In TV terms, the biographical film “Mike Wallace Is Here” is effectively a feature-length recap. Using only archival footage, the director Avi Belkin distills more than five decades of the longtime “60 Minutes” correspondent’s career on camera to an hour and a half. Presenting Wallace with relatively little mediation is a natural way to tell this story, even as it creates a limitation. Documentary as autobiography, the movie shows a man who is always cultivating his appearance for an audience.
“Mike Wallace Is Here” opens with a clip in which Wallace spars with Bill O’Reilly, who criticizes networks like CBS for being too stodgy, but credits Wallace with being the driving force behind his career. The film argues that Wallace was instrumental in creating a tougher style of interviewing on television (as a counterpoint, Belkin shows softball questioning from Edward R. Murrow), and Wallace’s drive to be taken seriously becomes a recurring thread. We are repeatedly shown how the former commercial actor (and pitchman for Philip Morris) was regarded by some news veterans as a creature of show business rather than as a serious journalist — and how he worked assiduously to dispel that idea.

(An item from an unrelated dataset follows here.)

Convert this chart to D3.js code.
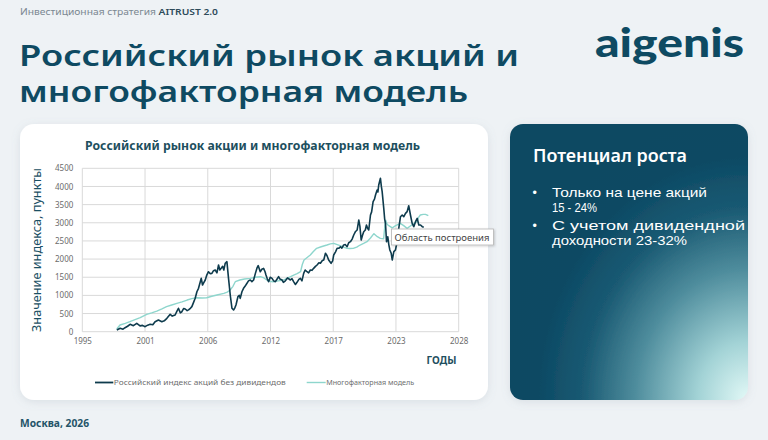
<!DOCTYPE html>
<html><head><meta charset="utf-8">
<script src="https://cdn.jsdelivr.net/npm/d3@7"></script>
<style>
html,body{margin:0;padding:0;background:#eef2f5;}
svg{display:block;}
</style></head>
<body>
<svg id="c" width="768" height="440"></svg>
<script>
// ---------- DATA ----------
const indexYears = [1998.76,1999.05,1999.3,1999.48,1999.7,1999.92,2000.21,2000.5,2000.79,2001.0,2001.23,2001.45,2001.67,2001.9,2002.1,2002.39,2002.69,2002.9,2003.13,2003.42,2003.6,2003.85,2004.0,2004.14,2004.3,2004.44,2004.6,2004.73,2004.9,2005.02,2005.2,2005.31,2005.45,2005.6,2005.75,2005.89,2005.98,2006.13,2006.24,2006.35,2006.48,2006.6,2006.76,2006.9,2007.06,2007.2,2007.35,2007.5,2007.64,2007.75,2007.87,2008.0,2008.1,2008.22,2008.37,2008.51,2008.66,2008.81,2008.95,2009.05,2009.16,2009.33,2009.45,2009.53,2009.68,2009.82,2009.95,2010.12,2010.25,2010.41,2010.55,2010.7,2010.85,2010.99,2011.1,2011.28,2011.42,2011.57,2011.7,2011.78,2011.9,2012.01,2012.15,2012.31,2012.45,2012.6,2012.75,2012.88,2013.0,2013.18,2013.3,2013.47,2013.65,2013.8,2013.91,2014.05,2014.19,2014.35,2014.49,2014.65,2014.78,2014.92,2015.07,2015.2,2015.36,2015.5,2015.65,2015.8,2015.94,2016.1,2016.24,2016.4,2016.53,2016.7,2016.82,2016.97,2017.1,2017.25,2017.46,2017.6,2017.69,2017.85,2017.99,2018.15,2018.28,2018.4,2018.56,2018.7,2018.86,2019.0,2019.15,2019.3,2019.44,2019.6,2019.74,2019.88,2019.98,2020.09,2020.2,2020.31,2020.45,2020.55,2020.65,2020.75,2020.9,2021.0,2021.13,2021.25,2021.34,2021.48,2021.55,2021.62,2021.77,2021.85,2021.92,2022.06,2022.14,2022.21,2022.3,2022.41,2022.5,2022.59,2022.71,2022.8,2022.94,2023.08,2023.23,2023.37,2023.52,2023.67,2023.81,2023.96,2024.1,2024.24,2024.39,2024.54,2024.68,2024.83,2024.98,2025.12,2025.27,2025.42,2025.55];
const indexValues = [47,93,70,110,150,204,165,231,160,175,138,180,204,190,276,322,276,300,368,478,430,460,560,644,520,550,640,625,580,600,650,690,800,920,1100,1195,1300,1470,1286,1350,1424,1550,1652,1600,1606,1680,1700,1620,1837,1700,1745,1800,1700,1884,1928,1470,1011,644,598,650,735,964,1000,918,1100,1195,1250,1333,1400,1424,1380,1424,1600,1750,1820,1652,1720,1745,1650,1562,1450,1378,1500,1470,1400,1378,1450,1515,1450,1424,1360,1400,1480,1450,1424,1460,1378,1300,1360,1440,1470,1400,1608,1700,1652,1620,1700,1690,1745,1800,1837,1900,1884,1960,1975,2159,2100,1975,1884,1950,2112,2200,2297,2300,2341,2300,2388,2400,2341,2450,2479,2550,2663,2760,2801,3076,2900,2525,2650,2754,2800,2938,2850,2801,3214,3300,3580,3650,3765,3902,3850,4040,4224,4000,3856,3398,3100,2985,2479,2616,2400,2250,2159,1975,2204,2250,2479,2847,3167,3214,3167,3260,3306,3470,3214,2985,2892,3030,3122,2938,2938,2892,2880];

const modelYears = [1998.75,1999.04,1999.5,1999.9,2000.35,2000.8,2001.37,2001.8,2002.25,2002.7,2003.1,2003.55,2004.0,2004.45,2004.9,2005.3,2005.74,2006.2,2006.6,2007.05,2007.5,2008.1,2008.4,2008.65,2008.9,2009.1,2009.5,2009.9,2010.4,2010.85,2011.3,2011.6,2011.85,2012.1,2012.4,2012.85,2013.3,2013.75,2014.2,2014.5,2014.8,2014.95,2015.1,2015.4,2015.65,2015.9,2016.2,2016.6,2017.1,2017.4,2017.7,2018.0,2018.25,2018.55,2018.85,2019.1,2019.4,2019.7,2020.0,2020.3,2020.6,2020.9,2021.2,2021.5,2021.76,2022.05,2022.15,2022.22,2022.35,2022.5,2022.8,2023.1,2023.5,2023.8,2024.1,2024.5,2024.95,2025.1,2025.25,2025.5,2025.7,2025.95];
const modelValues = [73,184,230,275,330,386,477,520,569,630,689,735,780,820,872,910,936,930,936,975,1010,1056,1090,1148,1250,1377,1423,1450,1469,1500,1515,1480,1423,1390,1377,1400,1423,1490,1560,1600,1652,1850,1974,2050,2111,2200,2295,2340,2387,2420,2433,2400,2368,2330,2295,2290,2295,2330,2387,2430,2479,2580,2700,2616,2570,2560,2900,3076,2960,2920,2860,2920,2983,2920,2846,2938,3030,3150,3213,3230,3231,3195];

const yTicks = [0,500,1000,1500,2000,2500,3000,3500,4000,4500];
const xAxisStart = new Date(1995, 9, 1);   // Excel date axis start
const xMajorUnitDays = 2000;               // major unit (days)
const xTickCount = 7;
const seriesNames = ["Российский индекс акций без дивидендов", "Многофакторная модель"];
const bullets = [["Только на цене акций", "15 - 24%"], ["С учетом дивидендной", "доходности 23-32%"]];

// ---------- HELPERS ----------
function yearToDate(y){
  const yr = Math.floor(y);
  const start = new Date(yr,0,1), end = new Date(yr+1,0,1);
  return new Date(start.getTime() + (y-yr)*(end-start));
}
const DAY = 86400000;
const xTicks = d3.range(xTickCount).map(i => new Date(xAxisStart.getTime() + i*xMajorUnitDays*DAY));

const svg = d3.select("#c");
const defs = svg.append("defs");
const f = defs.append("filter").attr("id","sh").attr("x","-10%").attr("y","-10%").attr("width","120%").attr("height","130%");
f.append("feDropShadow").attr("dx",0).attr("dy",2).attr("stdDeviation",4).attr("flood-color","#7a8a99").attr("flood-opacity",0.18);
const f2 = defs.append("filter").attr("id","sh2").attr("x","-10%").attr("y","-30%").attr("width","130%").attr("height","180%");
f2.append("feDropShadow").attr("dx",1).attr("dy",1).attr("stdDeviation",1).attr("flood-color","#000").attr("flood-opacity",0.18);
const rg = defs.append("radialGradient").attr("id","pg").attr("cx","1").attr("cy","1").attr("r","1.05").attr("fx","1").attr("fy","1");
[[0,"#e3f9f7"],[0.2,"#a3d3d6"],[0.45,"#4f8d9d"],[0.66,"#1a5a73"],[0.85,"#0c4963"],[1,"#0b4862"]].forEach(s=>rg.append("stop").attr("offset",s[0]).attr("stop-color",s[1]));

// ---------- HEADER ----------
const hdr = svg.append("text").attr("x",20).attr("y",15).attr("font-family","Noto Sans, sans-serif").attr("font-size",9.6).attr("textLength",198).attr("lengthAdjust","spacingAndGlyphs");
hdr.append("tspan").attr("fill","#7b8892").text("Инвестиционная стратегия ");
hdr.append("tspan").attr("fill","#2d4b5a").attr("font-weight",600).text("AITRUST 2.0");

svg.append("text").attr("x",19).attr("y",66).attr("font-family","Noto Sans, sans-serif").attr("font-weight",600).attr("font-size",29)
  .attr("fill","#0e4a62").attr("textLength",500).attr("lengthAdjust","spacingAndGlyphs").text("Российский рынок акций и");
svg.append("text").attr("x",19).attr("y",101.5).attr("font-family","Noto Sans, sans-serif").attr("font-weight",600).attr("font-size",29)
  .attr("fill","#0e4a62").attr("textLength",449).attr("lengthAdjust","spacingAndGlyphs").text("многофакторная модель");

svg.append("text").attr("x",595).attr("y",57).attr("font-family","Lato, sans-serif").attr("font-weight",900).attr("font-size",40)
  .attr("fill","#0e4a62").attr("textLength",149).attr("lengthAdjust","spacingAndGlyphs").text("aigenis");

svg.append("text").attr("x",20).attr("y",427).attr("font-family","Noto Sans, sans-serif").attr("font-weight",700).attr("font-size",10.5)
  .attr("fill","#245468").attr("textLength",69).attr("lengthAdjust","spacingAndGlyphs").text("Москва, 2026");

// ---------- CHART CARD ----------
svg.append("rect").attr("x",20).attr("y",124).attr("width",468).attr("height",276).attr("rx",14).attr("fill","#ffffff").attr("filter","url(#sh)");

svg.append("text").attr("x",85).attr("y",150).attr("font-family","Noto Sans, sans-serif").attr("font-weight",700).attr("font-size",12.5)
  .attr("fill","#1d4f5e").attr("textLength",335).attr("lengthAdjust","spacingAndGlyphs").text("Российский рынок акции и многофакторная модель");

const x = d3.scaleTime().domain([xTicks[0], xTicks[xTicks.length-1]]).range([82.3, 458.7]);
const y = d3.scaleLinear().domain([0,4500]).range([331.7, 168.3]);

const g = svg.append("g");
// grid
g.append("g").selectAll("line").data(yTicks).join("line")
  .attr("x1",x.range()[0]).attr("x2",x.range()[1]).attr("y1",d=>y(d)).attr("y2",d=>y(d))
  .attr("stroke","#d9d9d9").attr("stroke-width",1);
g.append("g").selectAll("line").data(xTicks).join("line")
  .attr("x1",d=>x(d)).attr("x2",d=>x(d)).attr("y1",y.range()[0]).attr("y2",y.range()[1])
  .attr("stroke","#d9d9d9").attr("stroke-width",1);

// axes
const yAxis = d3.axisLeft(y).tickValues(yTicks).tickSize(0).tickPadding(9).tickFormat(d3.format("d"));
const ya = svg.append("g").attr("transform",`translate(${x.range()[0]},0)`).call(yAxis);
ya.select(".domain").remove();
ya.selectAll("text").attr("font-family","Noto Sans, sans-serif").attr("font-size",8).attr("fill","#6b6b6b");

const xAxis = d3.axisBottom(x).tickValues(xTicks).tickSize(0).tickPadding(7).tickFormat(d3.timeFormat("%Y"));
const xa = svg.append("g").attr("transform",`translate(0,${y.range()[0]})`).call(xAxis);
xa.select(".domain").remove();
xa.selectAll("text").attr("font-family","Noto Sans, sans-serif").attr("font-size",8).attr("fill","#6b6b6b");

svg.append("text").attr("transform","translate(41,250) rotate(-90)").attr("text-anchor","middle")
  .attr("font-family","Noto Sans, sans-serif").attr("font-size",12.5).attr("fill","#1a4f63")
  .attr("textLength",164).attr("lengthAdjust","spacingAndGlyphs").text("Значение индекса, пункты");

svg.append("text").attr("x",426.5).attr("y",364).attr("font-family","Noto Sans, sans-serif").attr("font-weight",700).attr("font-size",11)
  .attr("fill","#1f4f60").attr("textLength",30).attr("lengthAdjust","spacingAndGlyphs").text("ГОДЫ");

// lines
const idx = indexYears.map((yy,i)=>({d:yearToDate(yy), v:indexValues[i]}));
const mdl = modelYears.map((yy,i)=>({d:yearToDate(yy), v:modelValues[i]}));
const line = d3.line().x(p=>x(p.d)).y(p=>y(p.v));
svg.append("path").datum(mdl).attr("d",line).attr("fill","none").attr("stroke","#8ed6cd").attr("stroke-width",1.4).attr("stroke-linejoin","round");
svg.append("path").datum(idx).attr("d",line).attr("fill","none").attr("stroke","#0e3b4d").attr("stroke-width",1.6).attr("stroke-linejoin","round");

// legend
const lg = [{x0:95,x1:113.3,c:"#0e3b4d",w:1.8,t:seriesNames[0],tl:172},{x0:306.7,x1:325.7,c:"#8ed6cd",w:1.4,t:seriesNames[1],tl:88}];
lg.forEach(l=>{
  svg.append("line").attr("x1",l.x0).attr("x2",l.x1).attr("y1",382.5).attr("y2",382.5).attr("stroke",l.c).attr("stroke-width",l.w);
  svg.append("text").attr("x",l.x1+0.5).attr("y",385.3).attr("font-family","Noto Sans, sans-serif").attr("font-size",7.8)
    .attr("fill","#6e6e6e").attr("textLength",l.tl).attr("lengthAdjust","spacingAndGlyphs").text(l.t);
});

// tooltip
svg.append("rect").attr("x",391.5).attr("y",229).attr("width",102).attr("height",16).attr("fill","#ffffff")
  .attr("stroke","#b5b5b5").attr("stroke-width",0.8).attr("filter","url(#sh2)");
svg.append("text").attr("x",394.5).attr("y",240.5).attr("font-family","Noto Sans, sans-serif").attr("font-size",9.8)
  .attr("fill","#444444").attr("textLength",95).attr("lengthAdjust","spacingAndGlyphs").text("Область построения");

// ---------- RIGHT PANEL ----------
svg.append("rect").attr("x",510).attr("y",124).attr("width",238).attr("height",276).attr("rx",13).attr("fill","url(#pg)").attr("filter","url(#sh)");
svg.append("text").attr("x",533).attr("y",162).attr("font-family","Noto Sans, sans-serif").attr("font-weight",600).attr("font-size",17)
  .attr("fill","#ffffff").attr("textLength",154).attr("lengthAdjust","spacingAndGlyphs").text("Потенциал роста");
const bl = [[196.5,211.5],[229.5,245]];
const bw = [[155,45],[193,135]];
bullets.forEach((b,i)=>{
  svg.append("text").attr("x",532.5).attr("y",bl[i][0]).attr("font-family","Liberation Sans, sans-serif").attr("font-size",12.5).attr("fill","#ffffff").text("•");
  b.forEach((t,j)=>{
    svg.append("text").attr("x",552).attr("y",bl[i][j]).attr("font-family","Liberation Sans, sans-serif").attr("font-size",12.8)
      .attr("fill","#ffffff").attr("textLength",bw[i][j]).attr("lengthAdjust","spacingAndGlyphs").text(t);
  });
});
</script>
</body></html>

A roll call of Wallace’s famous interviews could go on for many paragraphs. The highlight reel might include his 1957 discussion on “The Mike Wallace Interview” with the gangster Mickey Cohen, who asserted that he had “killed no men that in the first place didn’t deserve killing.” In 1979, Wallace asked the Ayatollah Khomeini about President Anwar Sadat of Egypt’s assessment of him as a “lunatic.” We hear about the potential chilling effect of a libel lawsuit against CBS that Gen. William C. Westmoreland, who commanded the United States forces in Vietnam, eventually dropped; and of Wallace’s interview with the Brown & Williamson whistle-blower Jeffrey Wigand that the network stalled on airing.
Interviews with more peripheral figures often serve to turn a mirror on Wallace. We see how he was able to move the “queen of mean” Leona Helmsley to tears by probing her on the death of a son, an experience that Wallace shared. Wallace’s interview with the former Eisenhower assistant cabinet member Thomas P. Pike is used to bolster a strand on his own struggles with depression. Wallace is also shown in friendly sit-downs with several of his “60 Minutes” colleagues, with whom he sometimes seems less guarded.
Belkin allows most of the clips to speak for themselves, at least visually; almost everyone shown is recognizable on sight, although there are identifications in the closing credits for viewers who want them. There are times when you wish Belkin wouldn’t cut away so quickly and would allow answers to tough questions (or Wallace’s own words) to play in full. The musical scoring — the Chromatics’ widely used composition “Tick of the Clock” alludes to the opening of “60 Minutes” and provides an insistent, paranoia-inducing backbeat — has the effect of providing goosing where none is needed. This isn’t a thriller; Wallace’s life offers enough drama, self- and otherwise.
Mike Wallace Is Here
Rated PG-13. Language unfit to air. Running time: 1 hour 30 minutes.